§ OBJECTIVE:
Nothing but the lines from the top of the data to the line holding "const p10FitY = [1.62, 8.05];" should be printed, word for word and both ends included; leave the pictures out.

(Saved entries)

## START

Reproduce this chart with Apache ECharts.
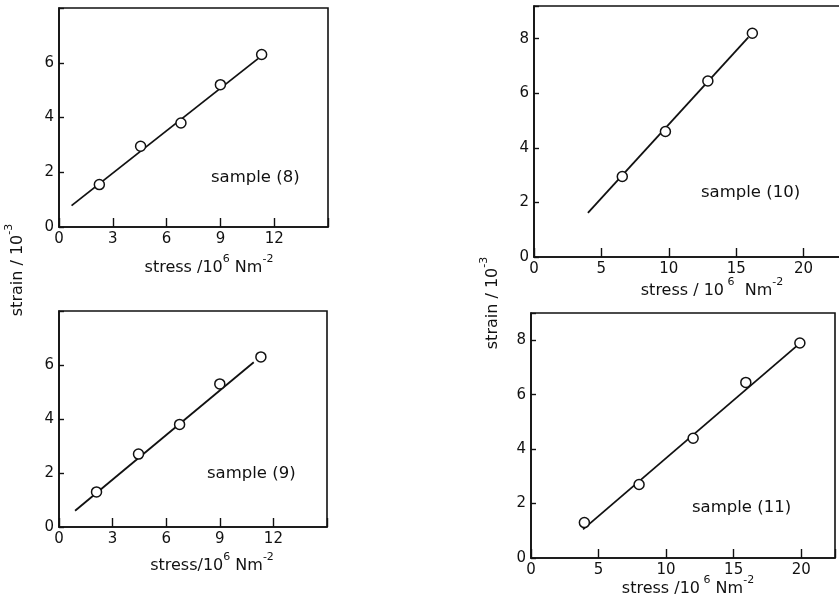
<!DOCTYPE html>
<html>
<head>
<meta charset="utf-8">
<script src="https://cdn.jsdelivr.net/npm/echarts@6/dist/echarts.min.js"></script>
<style>
html,body{margin:0;padding:0;background:#fff;}
#chart{width:839px;height:610px;}
</style>
</head>
<body>
<div id="chart"></div>
<script>
// ---- data ----
const p8StressX = [2.25, 4.55, 6.8, 9.0, 11.3];
const p8StrainY = [1.55, 2.95, 3.8, 5.2, 6.3];
const p8FitX = [0.7, 11.1];
const p8FitY = [0.78, 6.15];

const p9StressX = [2.1, 4.45, 6.75, 9.0, 11.3];
const p9StrainY = [1.3, 2.7, 3.8, 5.3, 6.3];
const p9FitX = [0.9, 10.9];
const p9FitY = [0.6, 6.1];

const p10StressX = [6.55, 9.75, 12.9, 16.2];
const p10StrainY = [2.95, 4.6, 6.45, 8.2];
const p10FitX = [4.0, 15.9];
const p10FitY = [1.62, 8.05];

const p11StressX = [3.95, 8.0, 12.0, 15.9, 19.9];
const p11StrainY = [1.3, 2.7, 4.4, 6.45, 7.9];
const p11FitX = [3.85, 19.7];
const p11FitY = [1.05, 7.8];

const leftXTicks = [0, 3, 6, 9, 12];
const leftYTicks = [0, 2, 4, 6];
const rightXTicks = [0, 5, 10, 15, 20];
const rightYTicks = [0, 2, 4, 6, 8];

// rich-text titles: {n|...} normal, {s|...} superscript
const xTitleLeftTop = '{n|stress /10}{s|6}{n| Nm}{s|-2}';
const xTitleLeftBottom = '{n|stress/10}{s|6}{n| Nm}{s|-2}';
const xTitleRightTop = '{n|stress / 10}{s| 6}{n|  Nm}{s|-2}';
const xTitleRightBottom = '{n|stress /10}{s| 6}{n| Nm}{s|-2}';
const yTitle = '{n|strain / 10}{s|-3}';
const sampleLabels = ['sample (8)', 'sample (9)', 'sample (10)', 'sample (11)'];

// ---- chart construction ----
const FONT = 'DejaVu Sans';
const INK = '#111';

const grids = [
  {left: 59, top: 8, width: 269, height: 219},
  {left: 59, top: 311, width: 268, height: 216},
  {left: 534, top: 6, width: 310, height: 251},
  {left: 531, top: 313, width: 304, height: 245}
];
const axesCfg = [
  {xmax: 15, xint: 3, xticks: leftXTicks, ymax: 8, yint: 2, yticks: leftYTicks},
  {xmax: 15, xint: 3, xticks: leftXTicks, ymax: 8, yint: 2, yticks: leftYTicks},
  {xmax: 23, xint: 5, xticks: rightXTicks, ymax: 9.2, yint: 2, yticks: rightYTicks},
  {xmax: 22.5, xint: 5, xticks: rightXTicks, ymax: 9, yint: 2, yticks: rightYTicks}
];
const panels = [
  {x: p8StressX, y: p8StrainY, fx: p8FitX, fy: p8FitY},
  {x: p9StressX, y: p9StrainY, fx: p9FitX, fy: p9FitY},
  {x: p10StressX, y: p10StrainY, fx: p10FitX, fy: p10FitY},
  {x: p11StressX, y: p11StrainY, fx: p11FitX, fy: p11FitY}
];

function fmt(list) {
  return function (v) {
    for (const t of list) { if (Math.abs(t - v) < 1e-6) return String(t); }
    return '';
  };
}

const option = {
  backgroundColor: '#fff',
  animation: false,
  grid: grids.map(g => Object.assign({
    show: true, borderColor: INK, borderWidth: 1.6, backgroundColor: 'transparent',
    containLabel: false, outerBoundsMode: 'none'
  }, g)),
  xAxis: axesCfg.map((a, i) => ({
    type: 'value', gridIndex: i, min: 0, max: a.xmax, interval: a.xint,
    axisLine: {show: true, onZero: false, lineStyle: {color: INK, width: 1.6}},
    axisTick: {show: true, inside: true, length: 9, lineStyle: {color: INK, width: 1.4}},
    axisLabel: {show: true, showMaxLabel: true, showMinLabel: true, hideOverlap: false,
      formatter: fmt(a.xticks), color: INK, fontFamily: FONT, fontSize: 15, margin: 5},
    splitLine: {show: false}
  })),
  yAxis: axesCfg.map((a, i) => ({
    type: 'value', gridIndex: i, min: 0, max: a.ymax, interval: a.yint,
    axisLine: {show: true, onZero: false, lineStyle: {color: INK, width: 1.6}},
    axisTick: {show: true, inside: true, length: 5, lineStyle: {color: INK, width: 1.4}},
    axisLabel: {show: true, showMaxLabel: true, showMinLabel: true, hideOverlap: false,
      formatter: fmt(a.yticks), color: INK, fontFamily: FONT, fontSize: 15, margin: 5},
    splitLine: {show: false}
  })),
  series: [],
  graphic: []
};

panels.forEach((p, i) => {
  option.series.push({
    type: 'line', xAxisIndex: i, yAxisIndex: i, symbol: 'none', silent: true,
    lineStyle: {color: INK, width: 1.8}, z: 2,
    data: p.fx.map((x, k) => [x, p.fy[k]])
  });
  option.series.push({
    type: 'scatter', xAxisIndex: i, yAxisIndex: i, symbol: 'circle', symbolSize: 10,
    itemStyle: {color: '#fff', borderColor: INK, borderWidth: 1.5, opacity: 1}, z: 3,
    data: p.x.map((x, k) => [x, p.y[k]])
  });
});

const rich = {
  n: {fontFamily: FONT, fontSize: 16, lineHeight: 22, verticalAlign: 'bottom', fill: INK},
  s: {fontFamily: FONT, fontSize: 11, lineHeight: 14, verticalAlign: 'top', fill: INK}
};
const titleStyle = t => ({text: t, fill: INK, rich: rich, align: 'center', verticalAlign: 'middle'});
const sampleStyle = t => ({text: t, fill: INK, font: '16.5px "' + FONT + '"', align: 'left', verticalAlign: 'middle'});

option.graphic = [
  {type: 'text', x: 209, y: 265, style: titleStyle(xTitleLeftTop)},
  {type: 'text', x: 212, y: 563, style: titleStyle(xTitleLeftBottom)},
  {type: 'text', x: 712, y: 288, style: titleStyle(xTitleRightTop)},
  {type: 'text', x: 688, y: 586, style: titleStyle(xTitleRightBottom)},
  {type: 'text', x: 15, y: 270, rotation: Math.PI / 2, style: titleStyle(yTitle)},
  {type: 'text', x: 490, y: 303, rotation: Math.PI / 2, style: titleStyle(yTitle)},
  {type: 'text', x: 211, y: 178, style: sampleStyle(sampleLabels[0])},
  {type: 'text', x: 207, y: 474, style: sampleStyle(sampleLabels[1])},
  {type: 'text', x: 701, y: 193, style: sampleStyle(sampleLabels[2])},
  {type: 'text', x: 692, y: 508, style: sampleStyle(sampleLabels[3])}
];

const chart = echarts.init(document.getElementById('chart'), null, {renderer: 'canvas'});
chart.setOption(option);
</script>
</body>
</html>
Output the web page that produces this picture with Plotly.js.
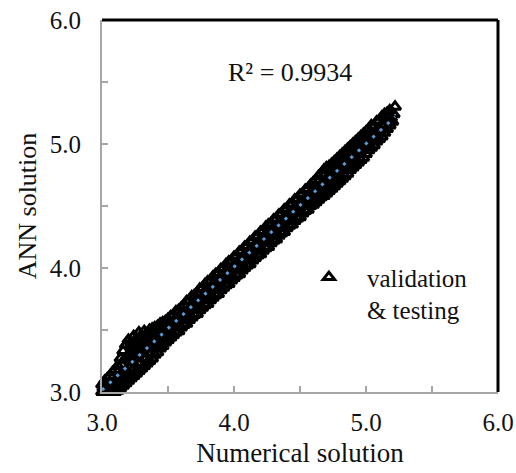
<!DOCTYPE html>
<html>
<head>
<meta charset="utf-8">
<script src="https://cdn.plot.ly/plotly-3.0.1.min.js"></script>
<style>
  html, body { margin: 0; padding: 0; background: #fff; }
  #chart { width: 516px; height: 473px; }
</style>
</head>
<body>
<div id="chart"></div>
<script>
// Numerical solution (x) against ANN prediction (y), validation & testing set
const numerical = [
  3.00,3.01,3.00, 3.02,3.03,3.02, 3.04,3.05,3.04, 3.06,3.07,3.06,
  3.08,3.09,3.08, 3.10,3.11,3.10, 3.12,3.13,3.12, 3.14,3.15,3.14,
  3.16,3.17,3.16, 3.18,3.19,3.18, 3.20,3.21,3.20, 3.22,3.23,3.22,
  3.24,3.25,3.24, 3.26,3.27,3.26, 3.28,3.29,3.28, 3.30,3.31,3.30,
  3.32,3.33,3.32, 3.34,3.35,3.34, 3.36,3.37,3.36, 3.38,3.39,3.38,
  3.40,3.41,3.40, 3.42,3.43,3.42, 3.44,3.45,3.44, 3.46,3.47,3.46,
  3.48,3.49,3.48, 3.50,3.51,3.50, 3.52,3.53,3.52, 3.54,3.55,3.54,
  3.56,3.57,3.56, 3.58,3.59,3.58, 3.60,3.61,3.60, 3.62,3.63,3.62,
  3.64,3.65,3.64, 3.66,3.67,3.66, 3.68,3.69,3.68, 3.70,3.71,3.70,
  3.72,3.73,3.72, 3.74,3.75,3.74, 3.76,3.77,3.76, 3.78,3.79,3.78,
  3.80,3.81,3.80, 3.82,3.83,3.82, 3.84,3.85,3.84, 3.86,3.87,3.86,
  3.88,3.89,3.88, 3.90,3.91,3.90, 3.92,3.93,3.92, 3.94,3.95,3.94,
  3.96,3.97,3.96, 3.98,3.99,3.98, 4.00,4.01,4.00, 4.02,4.03,4.02,
  4.04,4.05,4.04, 4.06,4.07,4.06, 4.08,4.09,4.08, 4.10,4.11,4.10,
  4.12,4.13,4.12, 4.14,4.15,4.14, 4.16,4.17,4.16, 4.18,4.19,4.18,
  4.20,4.21,4.20, 4.22,4.23,4.22, 4.24,4.25,4.24, 4.26,4.27,4.26,
  4.28,4.29,4.28, 4.30,4.31,4.30, 4.32,4.33,4.32, 4.34,4.35,4.34,
  4.36,4.37,4.36, 4.38,4.39,4.38, 4.40,4.41,4.40, 4.42,4.43,4.42,
  4.44,4.45,4.44, 4.46,4.47,4.46, 4.48,4.49,4.48, 4.50,4.51,4.50,
  4.52,4.53,4.52, 4.54,4.55,4.54, 4.56,4.57,4.56, 4.58,4.59,4.58,
  4.60,4.61,4.60, 4.62,4.63,4.62, 4.64,4.65,4.64, 4.66,4.67,4.66,
  4.68,4.69,4.68, 4.70,4.71,4.70, 4.72,4.73,4.72, 4.74,4.75,4.74,
  4.76,4.77,4.76, 4.78,4.79,4.78, 4.80,4.81,4.80, 4.82,4.83,4.82,
  4.84,4.85,4.84, 4.86,4.87,4.86, 4.88,4.89,4.88, 4.90,4.91,4.90,
  4.92,4.93,4.92, 4.94,4.95,4.94, 4.96,4.97,4.96, 4.98,4.99,4.98,
  5.00,5.01,5.00, 5.02,5.03,5.02, 5.04,5.05,5.04, 5.06,5.07,5.06,
  5.08,5.09,5.08, 5.10,5.11,5.10, 5.12,5.13,5.12, 5.14,5.15,5.14,
  5.16,5.17,5.16, 5.18,5.19,5.18, 5.20,5.21,5.22,
  3.15,3.17,3.19,3.21,3.23,3.25,3.27,3.29,3.31,3.33,3.35,3.37,3.39,3.41,3.43,3.45,
  3.16,3.20,3.24,3.28,3.32,3.36,3.40,3.44
];

const ann = [
  3.00,3.03,3.06, 2.99,3.04,3.09, 3.00,3.05,3.11, 2.99,3.06,3.13,
  3.00,3.07,3.16, 3.00,3.09,3.18, 3.01,3.10,3.21, 3.03,3.13,3.27,
  3.05,3.15,3.33, 3.07,3.17,3.38, 3.09,3.20,3.42, 3.11,3.24,3.40,
  3.13,3.27,3.45, 3.15,3.29,3.43, 3.17,3.31,3.48, 3.19,3.33,3.45,
  3.21,3.35,3.49, 3.23,3.37,3.47, 3.25,3.40,3.50, 3.27,3.42,3.51,
  3.30,3.44,3.52, 3.32,3.45,3.53, 3.35,3.47,3.55, 3.37,3.48,3.56,
  3.40,3.49,3.57, 3.42,3.51,3.59, 3.44,3.53,3.61, 3.46,3.55,3.62,
  3.48,3.57,3.65, 3.49,3.59,3.66, 3.52,3.61,3.68, 3.54,3.63,3.70,
  3.55,3.65,3.73, 3.58,3.67,3.74, 3.60,3.69,3.77, 3.62,3.71,3.78,
  3.63,3.73,3.80, 3.66,3.75,3.83, 3.68,3.77,3.84, 3.70,3.79,3.87,
  3.71,3.81,3.89, 3.74,3.83,3.90, 3.76,3.85,3.93, 3.78,3.87,3.95,
  3.79,3.89,3.96, 3.82,3.91,3.99, 3.84,3.93,4.00, 3.86,3.95,4.03,
  3.87,3.97,4.05, 3.90,3.99,4.06, 3.92,4.01,4.09, 3.94,4.03,4.10,
  3.95,4.05,4.13, 3.98,4.07,4.14, 4.00,4.09,4.17, 4.02,4.11,4.18,
  4.03,4.13,4.21, 4.06,4.15,4.22, 4.08,4.17,4.25, 4.10,4.19,4.26,
  4.11,4.21,4.29, 4.14,4.23,4.30, 4.16,4.25,4.33, 4.17,4.27,4.35,
  4.20,4.29,4.36, 4.22,4.31,4.39, 4.23,4.33,4.40, 4.26,4.35,4.43,
  4.28,4.37,4.44, 4.29,4.39,4.47, 4.32,4.41,4.48, 4.34,4.43,4.51,
  4.35,4.45,4.52, 4.38,4.47,4.55, 4.40,4.49,4.56, 4.41,4.51,4.59,
  4.44,4.53,4.60, 4.46,4.55,4.63, 4.47,4.57,4.64, 4.50,4.59,4.67,
  4.51,4.61,4.69, 4.53,4.63,4.71, 4.55,4.65,4.74, 4.57,4.67,4.76,
  4.58,4.69,4.79, 4.60,4.71,4.81, 4.62,4.73,4.82, 4.64,4.75,4.84,
  4.66,4.77,4.86, 4.68,4.79,4.88, 4.70,4.81,4.90, 4.72,4.83,4.92,
  4.74,4.85,4.94, 4.76,4.87,4.96, 4.79,4.89,4.98, 4.81,4.91,5.00,
  4.83,4.93,5.02, 4.85,4.95,5.04, 4.87,4.97,5.06, 4.89,4.99,5.08,
  4.92,5.01,5.10, 4.95,5.03,5.12, 4.97,5.05,5.15, 4.99,5.07,5.14,
  5.02,5.09,5.18, 5.04,5.11,5.19, 5.06,5.14,5.22, 5.09,5.16,5.24,
  5.12,5.19,5.25, 5.15,5.21,5.27, 5.18,5.24,5.30,
  3.22,3.26,3.29,3.31,3.33,3.35,3.37,3.39,3.41,3.43,3.45,3.46,3.48,3.49,3.51,3.53,
  3.11,3.15,3.19,3.23,3.27,3.31,3.35,3.39
];

const axisTicks = [3, 4, 5, 6];
const seriesName = 'validation<br>& testing';
const fitLabel = 'R² = 0.9934';

// Least-squares linear trendline through the points
function linearFit(xs, ys) {
  const n = xs.length;
  let sx = 0, sy = 0, sxx = 0, sxy = 0;
  for (let i = 0; i < n; i++) {
    sx += xs[i]; sy += ys[i];
    sxx += xs[i] * xs[i]; sxy += xs[i] * ys[i];
  }
  const slope = (n * sxy - sx * sy) / (n * sxx - sx * sx);
  const intercept = (sy - slope * sx) / n;
  return { slope, intercept };
}
const fit = linearFit(numerical, ann);
const xMin = Math.min(...numerical);
const xMax = Math.max(...numerical);
const trendX = [xMin, xMax];
const trendY = trendX.map(v => fit.intercept + fit.slope * v);

const serif = 'Liberation Serif';
const gray = '#a6a6a6';
const ink = '#111';

const traces = [
  {
    x: numerical, y: ann,
    type: 'scatter', mode: 'markers',
    name: seriesName,
    cliponaxis: false,
    marker: { symbol: 'triangle-up-open', size: 10, color: '#000',
              line: { width: 3, color: '#000' } }
  },
  {
    x: trendX, y: trendY,
    type: 'scatter', mode: 'lines',
    showlegend: false, hoverinfo: 'skip',
    line: { color: '#5b9bd5', width: 3, dash: '3px,7px' }
  }
];

function axis(title, titleSize, titleStandoff, labelStandoff) {
  return {
    range: [3, 6],
    tickvals: axisTicks,
    tickformat: '.1f',
    showline: true, linecolor: gray, linewidth: 2,
    ticks: 'inside', ticklen: 6, tickcolor: gray, tickwidth: 1.5,
    minor: { dtick: 0.5, tick0: 3, ticks: 'inside', ticklen: 6,
             tickcolor: gray, tickwidth: 1.5 },
    showgrid: false, zeroline: false,
    tickfont: { family: serif, size: 25, color: ink },
    ticklabelstandoff: labelStandoff,
    title: { text: title, standoff: titleStandoff,
             font: { family: serif, size: titleSize, color: ink } }
  };
}

const layout = {
  width: 516, height: 473,
  margin: { l: 102, r: 18, t: 20, b: 81 },
  paper_bgcolor: '#fff', plot_bgcolor: '#fff',
  font: { family: serif, color: ink },
  xaxis: axis('Numerical solution', 27, 8, 7),
  yaxis: axis('ANN solution', 26, 6, 14),
  showlegend: true,
  legend: {
    x: 0.477, y: 0.37, xanchor: 'left', yanchor: 'top',
    bgcolor: 'rgba(0,0,0,0)', valign: 'top', itemwidth: 66,
    font: { family: serif, size: 25, color: ink }
  },
  annotations: [
    { x: 0.475, y: 0.86, xref: 'paper', yref: 'paper', yanchor: 'middle',
      text: fitLabel, showarrow: false,
      font: { family: serif, size: 26, color: ink } }
  ],
  shapes: [
    { type: 'line', xref: 'paper', yref: 'paper', x0: 0, x1: 1, y0: 1, y1: 1,
      line: { color: '#000', width: 3 } },
    { type: 'line', xref: 'paper', yref: 'paper', x0: 1, x1: 1, y0: 0, y1: 1,
      line: { color: '#000', width: 3 } }
  ]
};

Plotly.newPlot('chart', traces, layout, { displayModeBar: false, staticPlot: true });
</script>
</body>
</html>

## END

§ TASK RESULT:
Reproduce this chart with Apache ECharts.
<!DOCTYPE html>
<html>
<head>
<meta charset="utf-8">
<script src="https://cdn.jsdelivr.net/npm/echarts@6/dist/echarts.min.js"></script>
<style>
html,body{margin:0;padding:0;background:#fff;}
#chart{width:839px;height:610px;}
</style>
</head>
<body>
<div id="chart"></div>
<script>
// ---- data ----
const p8StressX = [2.25, 4.55, 6.8, 9.0, 11.3];
const p8StrainY = [1.55, 2.95, 3.8, 5.2, 6.3];
const p8FitX = [0.7, 11.1];
const p8FitY = [0.78, 6.15];

const p9StressX = [2.1, 4.45, 6.75, 9.0, 11.3];
const p9StrainY = [1.3, 2.7, 3.8, 5.3, 6.3];
const p9FitX = [0.9, 10.9];
const p9FitY = [0.6, 6.1];

const p10StressX = [6.55, 9.75, 12.9, 16.2];
const p10StrainY = [2.95, 4.6, 6.45, 8.2];
const p10FitX = [4.0, 15.9];
const p10FitY = [1.62, 8.05];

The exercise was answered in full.